From all the comments and shared posts I’ve seen elsewhere, the concern doesn’t seem to focus on the fact that a company such as Games Workshop has chained the term “space marine” to their back porch and refuse to let it play with the other junkyard dogs, but that it was enforced against an independent and self-published author. It’s a concern I share.

It’s not so much that they tried to pull an unrelated product from the public’s reach, but that they were allowed to pull an unrelated product from the public’s reach for a period of time. Ms. Hogarth was incredibly fortunate for this story to hit and take off as large as it did, but that was after thirteen months of frustration and empty promises. For thirteen months, that book was not being sold or pulling in any money for its author/publisher. This is a scary proposition for an independent RPG designer/publisher such as myself.

For example, just yesterday saw the launch of Mystical Throne Entertainment’s (the same people behind this very site you’re reading now) Perilous Journey Kickstarter, Twilight Continuum. Sure, this may look like a well-timed plug, but there’s the sheer fact that the story involves soldiers fighting in space. Having looked through all the material, I do not recall seeing any reference to the term “space marine” but what if it pops up one time? Or there’s an image on the cover to the first adventure clearly presenting our standard interpretation of space marines and the caption “marines in space” at the bottom? What if that happens to set someone off, especially in light of their recent legal chest thumping?

I’m not suggesting that’s even remote, but it’s something MTE has to put into this project to ensure all that time, energy, and money will not get flushed because of legal loopholes. And the merits of any legal action can be irrelevant because while the matter is being investigated (or as the accusation suggests in this recent case, automatic trust was given to the complainant), that product is pulled for an indeterminate amount of time. That’s the problem. It’s no better than being falsely accused of murder; you’ll never be able to have your name cleared until two to three years later at your trial. Ms. Hogarth may feel vindicated for her recent victory, but that doesn’t change the losses she suffered before that grand moment and could very well by liable for legal action on her part, if she chooses.

SUPERHEROES FOR SOME, META-HUMANS FOR THE REST

Granted, the example of space marines can be difficult to compare when it comes to roleplaying games for the sheer reason as to the very same trademark we’ve just been bitching about: the space marines trademark undertaken by Games Workshop was intended to specifically block other game publishers from creating a space marine game. So let’s turn to the other unexpected trademark mentioned earlier: superheroes.

There’s lots of those. Champions, ICONS, and Mutants & Masterminds are three major examples (not including the Marvel Heroic RPG by Margaret Weis Productions and DC Heroes released with Green Ronin as we could assume their licenses would automatically provide use of the term superhero). If someone decides to start cracking down on the use of the word “superheroes” without proper consent (AKA payments), where will these games stand when the first shots are fired? Removing the word “superhero” from a game’s cover is a daunting and expensive task as all current copies must be pulled (including PDFs), restored or destroyed, and reprints demanded to delay the game’s return as a “meta-human RPG” within the next six months to two years. Or else the publisher simply pulls the plug.

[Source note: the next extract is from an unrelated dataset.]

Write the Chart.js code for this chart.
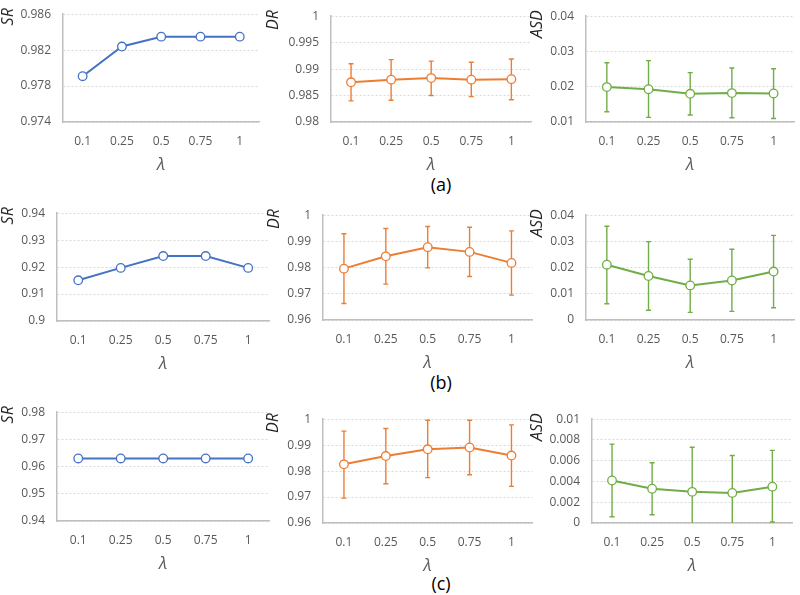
<!DOCTYPE html>
<html>
<head>
<meta charset="utf-8">
<script src="https://cdn.jsdelivr.net/npm/chart.js@4.4.1/dist/chart.umd.min.js"></script>
<style>
    html, body { margin: 0; padding: 0; background: #fff; }
    #page { position: relative; width: 800px; height: 595px; overflow: hidden; background: #fff; }
    #page canvas { position: absolute; }
    .caption { position: absolute; width: 60px; text-align: center; font: 18px "Open Sans", sans-serif; color: #000; }
</style>
</head>
<body>
<div id="page">
    <div class="caption" style="left:411px; top:172px;">(a)</div>
    <div class="caption" style="left:411px; top:370px;">(b)</div>
    <div class="caption" style="left:411px; top:571px;">(c)</div>
</div>
<script>
// lambda values on the x axis
const lambdas = ["0.1", "0.25", "0.5", "0.75", "1"];

// (a)
const srA = [0.9791, 0.9824, 0.9835, 0.9835, 0.9835];
const drA = [0.9875, 0.9880, 0.9883, 0.9880, 0.9881];
const drALow = [0.9840, 0.9841, 0.9850, 0.9848, 0.9842];
const drAHigh = [0.9910, 0.9918, 0.9915, 0.9913, 0.9919];
const asdA = [0.0199, 0.0193, 0.0180, 0.0182, 0.0181];
const asdALow = [0.0129, 0.0113, 0.0120, 0.0112, 0.0110];
const asdAHigh = [0.0268, 0.0274, 0.0240, 0.0253, 0.0251];

// (b)
const srB = [0.9151, 0.9197, 0.9241, 0.9241, 0.9197];
const drB = [0.9796, 0.9843, 0.9878, 0.9860, 0.9818];
const drBLow = [0.9663, 0.9737, 0.9799, 0.9766, 0.9695];
const drBHigh = [0.9929, 0.9949, 0.9957, 0.9954, 0.9940];
const asdB = [0.0211, 0.0168, 0.0132, 0.0151, 0.0185];
const asdBLow = [0.0062, 0.0037, 0.0029, 0.0033, 0.0047];
const asdBHigh = [0.0358, 0.0299, 0.0232, 0.0270, 0.0323];

// (c)
const srC = [0.963, 0.963, 0.963, 0.963, 0.963];
const drC = [0.9826, 0.9858, 0.9884, 0.9891, 0.9860];
const drCLow = [0.9696, 0.9751, 0.9775, 0.9786, 0.9741];
const drCHigh = [0.9954, 0.9964, 0.9996, 0.9996, 0.9978];
const asdC = [0.0041, 0.0033, 0.0030, 0.0029, 0.0035];
const asdCLow = [0.0006, 0.0008, -0.0013, -0.0007, 0.0001];
const asdCHigh = [0.0076, 0.0058, 0.0073, 0.0065, 0.0070];

// y axis [min, max, step]
const srARange = [0.974, 0.986, 0.004];
const drARange = [0.98, 1, 0.005];
const asdARange = [0.01, 0.04, 0.01];
const srBRange = [0.9, 0.94, 0.01];
const drBRange = [0.96, 1, 0.01];
const asdBRange = [0, 0.04, 0.01];
const srCRange = [0.94, 0.98, 0.01];
const drCRange = [0.96, 1, 0.01];
const asdCRange = [0, 0.01, 0.002];

const BLUE = "#4472C4";
const ORANGE = "#ED7D31";
const GREEN = "#70AD47";
const TEXT = "#595959";
const FONT = "'Open Sans', sans-serif";

// error bars drawn under the line, clipped to the plot
const errorBars = {
    id: "errorBars",
    beforeDatasetsDraw(chart) {
        const ds = chart.data.datasets[0];
        if (!ds.errLow) return;
        const { ctx, chartArea, scales: { x, y } } = chart;
        ctx.save();
        ctx.beginPath();
        ctx.rect(chartArea.left, chartArea.top - 2, chartArea.right - chartArea.left, chartArea.bottom - chartArea.top + 2);
        ctx.clip();
        ctx.strokeStyle = ds.borderColor;
        ctx.lineWidth = 1.4;
        ds.data.forEach((v, i) => {
            const px = x.getPixelForValue(i);
            const top = y.getPixelForValue(ds.errHigh[i]);
            const bot = y.getPixelForValue(ds.errLow[i]);
            ctx.beginPath();
            ctx.moveTo(px, top);
            ctx.lineTo(px, bot);
            ctx.moveTo(px - 2.5, top);
            ctx.lineTo(px + 2.5, top);
            ctx.moveTo(px - 2.5, bot);
            ctx.lineTo(px + 2.5, bot);
            ctx.stroke();
        });
        ctx.restore();
    }
};

// y title sits a little above the plot top, like the original
const yTitle = {
    id: "yTitle",
    afterDraw(chart, args, opts) {
        const { ctx, chartArea } = chart;
        ctx.save();
        ctx.translate(opts.x, chartArea.top - 6);
        ctx.rotate(-Math.PI / 2);
        ctx.font = "italic 16px " + FONT;
        ctx.fillStyle = "#262626";
        ctx.textAlign = "right";
        ctx.textBaseline = "middle";
        ctx.fillText(opts.text, 0, 0);
        ctx.restore();
    }
};

function makePanel(box, title, values, low, high, range, color) {
    const padTop = 10;
    const xAxisH = 56;
    const left = box.titleX - 13;
    const top = box.top - padTop;
    const width = box.right - left;
    const height = box.bottom - top + xAxisH;
    const yAxisW = box.axisX - left;

    const canvas = document.createElement("canvas");
    canvas.width = width;
    canvas.height = height;
    canvas.style.left = left + "px";
    canvas.style.top = top + "px";
    canvas.style.width = width + "px";
    canvas.style.height = height + "px";
    document.getElementById("page").appendChild(canvas);

    return new Chart(canvas, {
        type: "line",
        data: {
            labels: lambdas,
            datasets: [{
                data: values,
                errLow: low,
                errHigh: high,
                borderColor: color,
                borderWidth: 2,
                backgroundColor: "#fff",
                pointBackgroundColor: "#fff",
                pointBorderColor: color,
                pointBorderWidth: 1.3,
                pointRadius: 4.3,
                tension: 0
            }]
        },
        options: {
            responsive: false,
            animation: false,
            layout: { padding: { top: padTop, left: 0, right: 0, bottom: 0 } },
            plugins: {
                legend: { display: false },
                tooltip: { enabled: false },
                yTitle: { text: title, x: 13 }
            },
            scales: {
                x: {
                    offset: true,
                    afterFit: s => { s.height = xAxisH; },
                    grid: { display: false },
                    border: { display: true, color: "#bfbfbf", width: 1.5 },
                    ticks: { color: TEXT, padding: 4, font: { family: FONT, size: 12 } },
                    title: {
                        display: true,
                        text: "λ",
                        color: TEXT,
                        padding: { top: 0, bottom: 3 },
                        font: { family: FONT, size: 17, style: "italic" }
                    }
                },
                y: {
                    min: range[0],
                    max: range[1],
                    afterFit: s => { s.width = yAxisW; },
                    grid: { color: "#d9d9d9", lineWidth: 1, drawTicks: false },
                    border: { display: true, color: "#bfbfbf", width: 1.5, dash: [2, 2] },
                    ticks: {
                        stepSize: range[2],
                        color: TEXT,
                        padding: 12,
                        font: { family: FONT, size: 12 },
                        callback: v => String(parseFloat(v.toFixed(6)))
                    }
                }
            }
        },
        plugins: [errorBars, yTitle]
    });
}

document.addEventListener("DOMContentLoaded", () => {
    makePanel({ axisX: 63, right: 265, top: 5, bottom: 122, titleX: 8 }, "SR", srA, null, null, srARange, BLUE);
    makePanel({ axisX: 331, right: 537, top: 7, bottom: 122, titleX: 273 }, "DR", drA, drALow, drAHigh, drARange, ORANGE);
    makePanel({ axisX: 586, right: 800, top: 7, bottom: 122, titleX: 537 }, "ASD", asdA, asdALow, asdAHigh, asdARange, GREEN);

    makePanel({ axisX: 57, right: 275, top: 204, bottom: 321, titleX: 8 }, "SR", srB, null, null, srBRange, BLUE);
    makePanel({ axisX: 323, right: 538, top: 206, bottom: 320, titleX: 274 }, "DR", drB, drBLow, drBHigh, drBRange, ORANGE);
    makePanel({ axisX: 586, right: 800, top: 206, bottom: 320, titleX: 537 }, "ASD", asdB, asdBLow, asdBHigh, asdBRange, GREEN);

    makePanel({ axisX: 57, right: 275, top: 403, bottom: 521, titleX: 8 }, "SR", srC, null, null, srCRange, BLUE);
    makePanel({ axisX: 323, right: 538, top: 410, bottom: 523, titleX: 273 }, "DR", drC, drCLow, drCHigh, drCRange, ORANGE);
    makePanel({ axisX: 592, right: 798, top: 410, bottom: 523, titleX: 537 }, "ASD", asdC, asdCLow, asdCHigh, asdCRange, GREEN);
});
</script>
</body>
</html>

Much of these statements are based on some of the same principles of any conspiracy theory and all of them are linked into the central premise that someone directly involved would take the energy and effort to make this happen. At this point, all we’re missing is that individual (or corporation, as the case may be). Perhaps our products are a bit beneath the scope of any major trademark holder, but it’s safe to say Ms. Hogarth was no different.